Pentito mancato depone in barella: "Massimino? Un chiodo fisso, ha abusato di mia moglie"

Antonino Mangione, che accusa il boss di Villaseta e altri due imputati di avere commesso una violenza ai danni della donna per vendicare una truffa, è stato prelevato dalla struttura dove è ricoverato e ha testimoniato con l'assistenza dei paramedici

"Antonio Massimino? E' un chiodo fisso, ha abusato di mia moglie. Non ho potuto difenderla perchè sono malato, quando siamo andati via piangeva per quello che era successo". Antonino Mangione, il 43enne collaborante che accusa Antonio Massimino e Gabriele Miccichè di avere sequestrato l'ex compagna per palpeggiarla, ha deposto in aula coricato su una barella e assistito dal personale di un'ambulanza che lo ha trasportato in tribunale, insieme alla polizia penitenziaria, dalla struttura della provincia dove è ricoverato.

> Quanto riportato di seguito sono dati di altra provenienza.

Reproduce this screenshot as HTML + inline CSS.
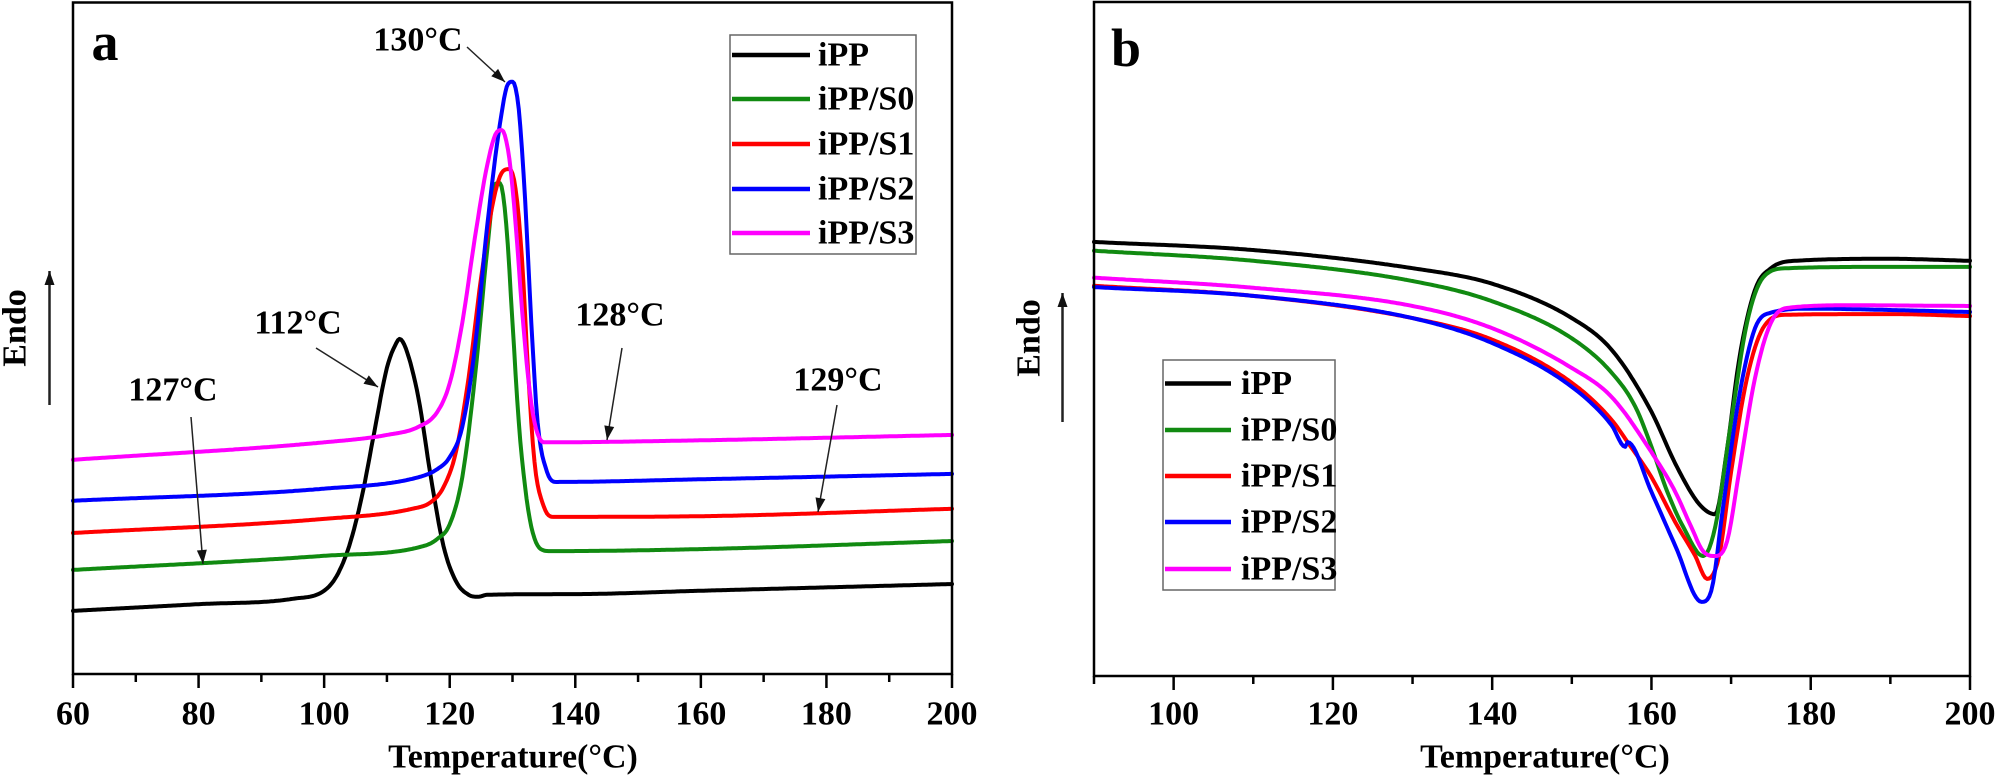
<!DOCTYPE html>
<html><head><meta charset="utf-8"><style>
html,body{margin:0;padding:0;background:#fff;}
svg{display:block;font-family:"Liberation Serif",serif;font-weight:bold;}
</style></head><body>
<svg id="fig" width="2000" height="779" viewBox="0 0 2000 779" xmlns="http://www.w3.org/2000/svg"></svg>
<script>
// ---------- Panel a data (crystallization, cooling) ----------
const aTicks = [60, 80, 100, 120, 140, 160, 180, 200];
const aNames = ["iPP", "iPP/S0", "iPP/S1", "iPP/S2", "iPP/S3"];
const aIPP_T  = [60,80,95,100,102,104,106,108,110,111.5,112,113,115,117,119,121,123,124.5,126,140,160,200];
const aIPP_V  = [9.4,10.4,11.2,12.4,14.6,19.1,26.4,36.1,45.6,49.3,49.9,48.5,41.2,29.3,19.1,13.8,11.8,11.5,11.8,11.9,12.4,13.4];
const aS0_T   = [60,100,116,118,120,122,124,126,127.3,128,129,130,131,132,133,134.5,136,160,200];
const aS0_V   = [15.5,17.6,19.1,20.1,22.3,29.3,44.1,63.4,73.0,73.1,67.0,52.3,37.5,27.9,21.9,18.6,18.3,18.6,19.8];
const aS1_T   = [60,100,114,117,119,121,123,125,127,128.5,129.5,130.5,131.5,132.5,133.5,135,136.5,160,200];
const aS1_V   = [21.0,23.1,24.6,25.6,27.8,33.1,44.1,59.0,70.7,74.9,75.2,72.2,62.0,44.8,31.6,24.9,23.4,23.5,24.6];
const aS2_T   = [60,100,115,118,120,122,124,126,128,129.3,130,131,132,133,134,135.5,137,160,200];
const aS2_V   = [25.8,27.6,29.3,30.5,32.3,36.8,48.5,67.0,81.9,87.9,88.2,84.1,70.7,52.3,37.5,30.1,28.6,29.0,29.8];
const aS3_T   = [60,100,110,115,118,120,122,124,126,127.5,128.3,129.5,130.5,131.5,132.5,133.5,135,160,200];
const aS3_V   = [31.9,34.5,35.6,36.8,39.0,43.3,52.3,64.9,75.9,80.7,81.0,76.7,67.0,54.5,44.1,37.5,34.5,34.8,35.6];
// ---------- Panel b data (melting, heating) ----------
const bTicks = [100, 120, 140, 160, 180, 200];
const bIPP_T = [90,110,130,140,150,155,160,163,166,168,169.5,171,173,175,178,190,200];
const bIPP_V = [64.4,63.2,60.5,58.2,53.1,48.4,39.2,31.5,25.5,24.0,33.7,46.9,57.3,60.5,61.6,61.9,61.6];
const bS0_T  = [90,110,130,140,150,155,158,160,162,164,166.5,168,170,172,174,177,190,200];
const bS0_V  = [63.1,61.6,58.6,55.6,50.1,45.0,39.9,34.0,27.3,22.1,17.8,22.1,37.7,52.4,59.1,60.5,60.7,60.7];
const bS1_T  = [90,110,130,140,150,155,157,160,163,165.5,167,168.5,170,172,174,177,190,200];
const bS1_V  = [57.9,56.4,53.1,49.9,43.5,38.0,34.7,29.5,22.8,17.8,14.4,17.8,30.3,44.2,51.6,53.6,53.7,53.4];
const bS2_T  = [90,110,130,140,150,155,156.7,157,160,163,166.3,167.5,169,171,173,175,180,190,200];
const bS2_V  = [57.7,56.4,53.1,49.4,42.9,37.2,34.0,34.7,27.3,19.3,11.0,12.6,25.1,41.4,51.6,53.9,54.5,54.3,54.0];
const bS3_T  = [90,110,130,140,150,155,160,163,165,166.5,168,169.5,171,173,175,177,185,200];
const bS3_V  = [59.1,57.6,54.9,51.6,45.7,41.4,33.2,27.3,22.1,18.5,17.8,20.0,30.3,44.2,52.4,54.6,55.0,54.9];

const colors = ["#000000", "#118a11", "#ff0000", "#0000ff", "#ff00ff"];
const NS = "http://www.w3.org/2000/svg";
const svg = document.getElementById("fig");
function mk(tag, attrs, parent) {
  const e = document.createElementNS(NS, tag);
  for (const k in attrs) e.setAttribute(k, attrs[k]);
  (parent || svg).appendChild(e);
  return e;
}
function txt(s, x, y, size, name, parent, extra) {
  const t = mk("text", Object.assign({x: x, y: y, "font-size": size, "text-anchor": "middle", "dominant-baseline": "central", fill: "#000"}, extra || {}), parent);
  t.textContent = s;
  
  
  return t;
}
// monotone cubic (Fritsch-Carlson) interpolation sampled into a polyline
function monoPath(T, V, sx, sy) {
  const n = T.length, d = [], m = [];
  for (let i = 0; i < n - 1; i++) d.push((V[i + 1] - V[i]) / (T[i + 1] - T[i]));
  m[0] = d[0]; m[n - 1] = d[n - 2];
  for (let i = 1; i < n - 1; i++) m[i] = (d[i - 1] * d[i] <= 0) ? 0 : (d[i - 1] + d[i]) / 2;
  for (let i = 0; i < n - 1; i++) {
    if (d[i] === 0) { m[i] = 0; m[i + 1] = 0; continue; }
    const a = m[i] / d[i], b = m[i + 1] / d[i], s = a * a + b * b;
    if (s > 9) { const t = 3 / Math.sqrt(s); m[i] = t * a * d[i]; m[i + 1] = t * b * d[i]; }
  }
  let out = "M" + sx(T[0]).toFixed(1) + "," + sy(V[0]).toFixed(1);
  for (let i = 0; i < n - 1; i++) {
    const h = T[i + 1] - T[i], steps = Math.max(2, Math.ceil(h * 4));
    for (let k = 1; k <= steps; k++) {
      const t = k / steps, t2 = t * t, t3 = t2 * t;
      const v = (2 * t3 - 3 * t2 + 1) * V[i] + (t3 - 2 * t2 + t) * h * m[i] + (-2 * t3 + 3 * t2) * V[i + 1] + (t3 - t2) * h * m[i + 1];
      out += "L" + sx(T[i] + t * h).toFixed(1) + "," + sy(v).toFixed(1);
    }
  }
  return out;
}
function arrowLine(x1, y1, x2, y2, name, g, w) {
  const l = mk("line", {x1: x1, y1: y1, x2: x2, y2: y2, stroke: "#222", "stroke-width": w || 1.5}, g);
  
  
  const ang = Math.atan2(y2 - y1, x2 - x1), L = 14, W = 5;
  const bx = x2 - L * Math.cos(ang), by = y2 - L * Math.sin(ang);
  const px = -Math.sin(ang) * W, py = Math.cos(ang) * W;
  const h = mk("polygon", {points: x2 + "," + y2 + " " + (bx + px) + "," + (by + py) + " " + (bx - px) + "," + (by - py), fill: "#111"}, g);
  
  
}

function panel(cfg) {
  const g = mk("g", {});
  
  
  const sx = v => cfg.x0 + (v - cfg.xmin) / (cfg.xmax - cfg.xmin) * (cfg.x1 - cfg.x0);
  const sy = v => cfg.yb + (v - 0) / 100 * (cfg.yt - cfg.yb);
  cfg.series.forEach((s, i) => {
    const p = mk("path", {d: monoPath(s.T, s.V, sx, sy), fill: "none", stroke: colors[i], "stroke-width": 4, "stroke-linejoin": "round", "stroke-linecap": "round"}, g);
    
    
  });
  const fr = mk("rect", {x: cfg.x0, y: cfg.yt, width: cfg.x1 - cfg.x0, height: cfg.yb - cfg.yt, fill: "none", stroke: "#000", "stroke-width": 2.5}, g);
  
  
  for (let v = cfg.xmin; v <= cfg.xmax + 0.01; v += 10) {
    const major = cfg.ticks.indexOf(v) >= 0;
    const tk = mk("line", {x1: sx(v), y1: cfg.yb, x2: sx(v), y2: cfg.yb + (major ? 14 : 8), stroke: "#000", "stroke-width": 2.5}, g);
    
    
  }
  cfg.ticks.forEach(v => txt(String(v), sx(v), 714, 34, 'x-tick-label', g));
  txt("Temperature(\u00B0C)", cfg.titleX, 757, 34, 'x-axis-title', g);
  txt("Endo", cfg.endoX, cfg.endoY, 34, 'y-axis-title', g, {transform: "rotate(-90 " + cfg.endoX + " " + cfg.endoY + ")"});
  arrowLine(cfg.arrX, cfg.arrY1, cfg.arrX, cfg.arrY0, 'endo-arrow', g, 2.5);
  txt(cfg.letter, cfg.letterX, cfg.letterY, 54, 'panel-label', g);
  const lg = mk("g", {}, g);
  
  
  const lb = mk("rect", {x: cfg.lx0, y: cfg.ly0, width: cfg.lx1 - cfg.lx0, height: cfg.ly1 - cfg.ly0, fill: "#fff", stroke: "#666", "stroke-width": 1.5}, lg);
  
  
  aNames.forEach((n, i) => {
    const y = cfg.rows[i];
    const ln = mk("line", {x1: cfg.lsx0, y1: y, x2: cfg.lsx1, y2: y, stroke: colors[i], "stroke-width": 4.5}, lg);
    
    
    txt(n, cfg.ltx, y, 34, 'legend-entry', lg, {"text-anchor": "start"});
  });
  return {g: g, sx: sx, sy: sy};
}

const A = panel({name: "panel-a", letter: "a", letterX: 105, letterY: 42, x0: 73, x1: 952, xmin: 60, xmax: 200, yt: 2.5, yb: 674,
  ticks: aTicks, titleX: 513, endoX: 15, endoY: 328, arrX: 49.5, arrY0: 271, arrY1: 405,
  lx0: 730, lx1: 916, ly0: 35, ly1: 254, lsx0: 732, lsx1: 810, ltx: 818, rows: [55, 99, 144, 189, 233],
  series: [{T: aIPP_T, V: aIPP_V}, {T: aS0_T, V: aS0_V}, {T: aS1_T, V: aS1_V}, {T: aS2_T, V: aS2_V}, {T: aS3_T, V: aS3_V}]});
[["130\u00B0C", 418, 40, 467, 47, 505, 82],
 ["112\u00B0C", 298, 323, 316, 348, 378, 387],
 ["127\u00B0C", 173, 390, 191, 417, 203, 564],
 ["128\u00B0C", 620, 315, 622, 348, 607, 440],
 ["129\u00B0C", 838, 380, 837, 405, 818, 512]].forEach(a => {
  txt(a[0], a[1], a[2], 34, 'peak-annotation', A.g);
  arrowLine(a[3], a[4], a[5], a[6], 'annotation-arrow', A.g);
});

panel({name: "panel-b", letter: "b", letterX: 1126, letterY: 48, x0: 1094, x1: 1970, xmin: 90, xmax: 200, yt: 2, yb: 676,
  ticks: bTicks, titleX: 1545, endoX: 1029, endoY: 338, arrX: 1062.5, arrY0: 293, arrY1: 422,
  lx0: 1163, lx1: 1335, ly0: 360, ly1: 590, lsx0: 1165, lsx1: 1231, ltx: 1241, rows: [383.5, 430, 476, 522, 569],
  series: [{T: bIPP_T, V: bIPP_V}, {T: bS0_T, V: bS0_V}, {T: bS1_T, V: bS1_V}, {T: bS2_T, V: bS2_V}, {T: bS3_T, V: bS3_V}]});
</script>
</body></html>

Mangione, mai inserito nel programma di protezione, nonostante gli affanni che hanno reso necessaria la sospensione dell'udienza per alcuni minuti, è apparso lucido e la sua deposizione è durata più dei 20 minuti indicati come termine massimo dal perito che lo aveva visitato. 

Il processo, scaturito dall'inchiesta antimafia "Kerkent", che avrebbe disarticolato il clan di Massimino, è alle battute decisive davanti al collegio di giudici presieduto da Alfonso Malato. In questo troncone sono imputati in sette. Si tratta di Pasquale Capraro, 30 anni; Angelo Cardella, 50 anni; Francesco Luparello, 50 anni; Saverio Matranga, 44 anni; Gabriele Miccichè, 31 anni; Calogero Trupia, 36 anni e Angelo Iacono Quarantino, 30 anni.

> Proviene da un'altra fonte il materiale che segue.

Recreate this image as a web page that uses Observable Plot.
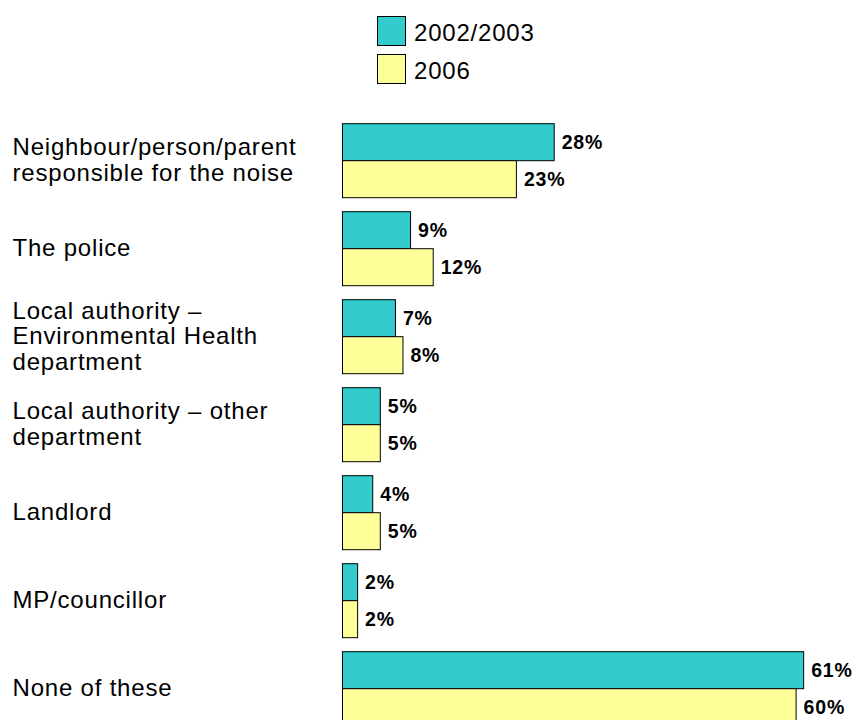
<!DOCTYPE html>
<html>
<head>
<meta charset="utf-8">
<script src="https://cdn.jsdelivr.net/npm/d3@7"></script>
<script src="https://cdn.jsdelivr.net/npm/@observablehq/plot@0.6"></script>
<style>
  html, body { margin: 0; padding: 0; overflow: hidden; background: white; }
  #wrap { position: relative; width: 864px; height: 720px; overflow: hidden; }
  #chart { position: absolute; left: 0; top: 0; }
  .legend-item { position: absolute; font-family: "Liberation Sans", Arial, sans-serif; font-size: 24px; line-height: 24px; letter-spacing: 0.8px; color: #000; white-space: nowrap; }
  .swatch { position: absolute; width: 29px; height: 30px; box-sizing: border-box; border: 1.5px solid #000; }
  svg g[font-weight="bold"] text { letter-spacing: 0.8px; }
  svg g[font-size="24"] text { letter-spacing: 0.8px; }
</style>
</head>
<body>
<div id="wrap">
  <div id="chart"></div>
  <div id="legend"></div>
</div>
<script>
// ---- data ----
const categories = [
  "Neighbour/person/parent responsible for the noise",
  "The police",
  "Local authority – Environmental Health department",
  "Local authority – other department",
  "Landlord",
  "MP/councillor",
  "None of these"
];
const categoryLabels = [
  "Neighbour/person/parent\nresponsible for the noise",
  "The police",
  "Local authority –\nEnvironmental Health\ndepartment",
  "Local authority – other\ndepartment",
  "Landlord",
  "MP/councillor",
  "None of these"
];
const seriesNames = ["2002/2003", "2006"];
const values2002 = [28, 9, 7, 5, 4, 2, 61];
const values2006 = [23, 12, 8, 5, 5, 2, 60];
const seriesColors = ["#33CCCC", "#FFFF99"];

// ---- build tables ----
const bars = categories.flatMap((c, i) => [
  {cat: c, series: seriesNames[0], value: values2002[i]},
  {cat: c, series: seriesNames[1], value: values2006[i]}
]);
const labelRows = categories.map((c, i) => ({cat: c, label: categoryLabels[i]}));

const left = 342.5;
const pxPerPct = 7.56;
const xMax = 65;

const chart = Plot.plot({
  width: 864,
  height: 727,
  marginLeft: left,
  marginRight: 864 - left - pxPerPct * xMax,
  marginTop: 122.3,
  marginBottom: 0,
  style: {fontFamily: "Liberation Sans, Arial, sans-serif", background: "white", color: "black"},
  x: {domain: [0, xMax], axis: null},
  fy: {domain: categories, paddingInner: 0.147, paddingOuter: 0, axis: null, label: null},
  y: {domain: seriesNames, paddingInner: 0, paddingOuter: 0, axis: null},
  color: {domain: seriesNames, range: seriesColors},
  marks: [
    Plot.barX(bars, {fy: "cat", y: "series", x: "value", fill: "series", stroke: "black", strokeWidth: 1}),
    Plot.text(bars, {fy: "cat", y: "series", x: "value", text: d => d.value + "%", textAnchor: "start", dx: 7, fontWeight: "bold", fontSize: 19.5, fill: "black"}),
    Plot.text(labelRows, {fy: "cat", text: "label", frameAnchor: "left", textAnchor: "start", dx: 12 - left, dy: -1, fontSize: 24, lineHeight: 1.07, fill: "black"})
  ]
});
document.getElementById("chart").appendChild(chart);

// ---- legend (HTML, above the plot area) ----
const legend = document.getElementById("legend");
seriesNames.forEach((name, i) => {
  const sw = document.createElement("div");
  sw.className = "swatch";
  sw.style.left = "377px";
  sw.style.top = (16 + i * 38) + "px";
  sw.style.background = seriesColors[i];
  legend.appendChild(sw);
  const t = document.createElement("div");
  t.className = "legend-item";
  t.style.left = "414px";
  t.style.top = (21.4 + i * 38) + "px";
  t.textContent = name;
  legend.appendChild(t);
});
</script>
</body>
</html>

Mangione ha accusato alcuni imputati di essere stato vittima di una rappresaglia, con tanto di sequestro di persona e abusi sessuali subiti dalla compagna, per una truffa commessa ai danni di un commerciante d'auto. La sua versione non ha retto al processo in due gradi di giudizio: Massimino e un altro imputato sono stati assolti nell'altro stralcio. 

"Siamo andati in una casa di Agrigento - ha detto Mangione rispondendo ai pubblici ministeri Alessia Sinatra e Claudio Camilleri -, mi ci ha portato Gabrielone Miccichè. Massimino ha abusato di mia moglie, l'ha palpeggiata e l'ha baciata. Cosa dovevo fare? Dargli un pugno? In queste condizioni non ero in grado, Massimino ha iniziato pure a dirle cose volgari, quando siamo andati via mia moglie piangeva".

Mangione ha confermato il movente di quella che, a suo dire, sarebbe stata l'aggressione ai danni della compagna, che precisa di volere chiamare moglie in quanto madre dei suoi figli, ma ha ammesso di avere avuto un debito di droga di circa 10.000 euro col boss. Sarebbe proprio questo, secondo la difesa di Massimino, che lo avrebbe spinto ad accusarlo falsamente.

La donna, peraltro, dopo avere interrotto la relazione col collaboratore, ha ritrattato dicendo di essere stata costretta a mentire dall'ex compagno. Il difensore di Miccichè, l'avvocato Salvatore Pennica, ha chiesto, quindi, ai giudici un confronto fra Mangione e la donna. Il collegio presieduto da Alfonso Malato deciderà all'udienza del 27 aprile.

Mangione sarà sentito pure in un altro processo, davanti ai giudici della seconda sezione penale, presieduta da Wilma Angela Mazzara, dove sono imputati Vincenzo Mendola, 50 anni, cognato del boss Massimino e Giuseppe Gallo, di un anno più grande. I due sono accusati di avere minacciato Mangione e la compagna per costringerlo a ritirare le denunce. "Ascolta, Antonio Massimino è mio fratello. Devi andare subito a ritirare la denuncia e devi fare uscire la notizia sul giornale che ti sei inventato tutto e che sei pazzo". Il collaborante e la compagna, con queste parole, oltre che con minacce e con l'offerta di 5.000 euro, sarebbero stati invitati a ritrattare le accuse. Di questo episodio ha parlato lo stesso Mangione. "Sono venuti a casa mia a dirmi che dovevo ritirare la denuncia, al resto ci avrebbero pensato loro".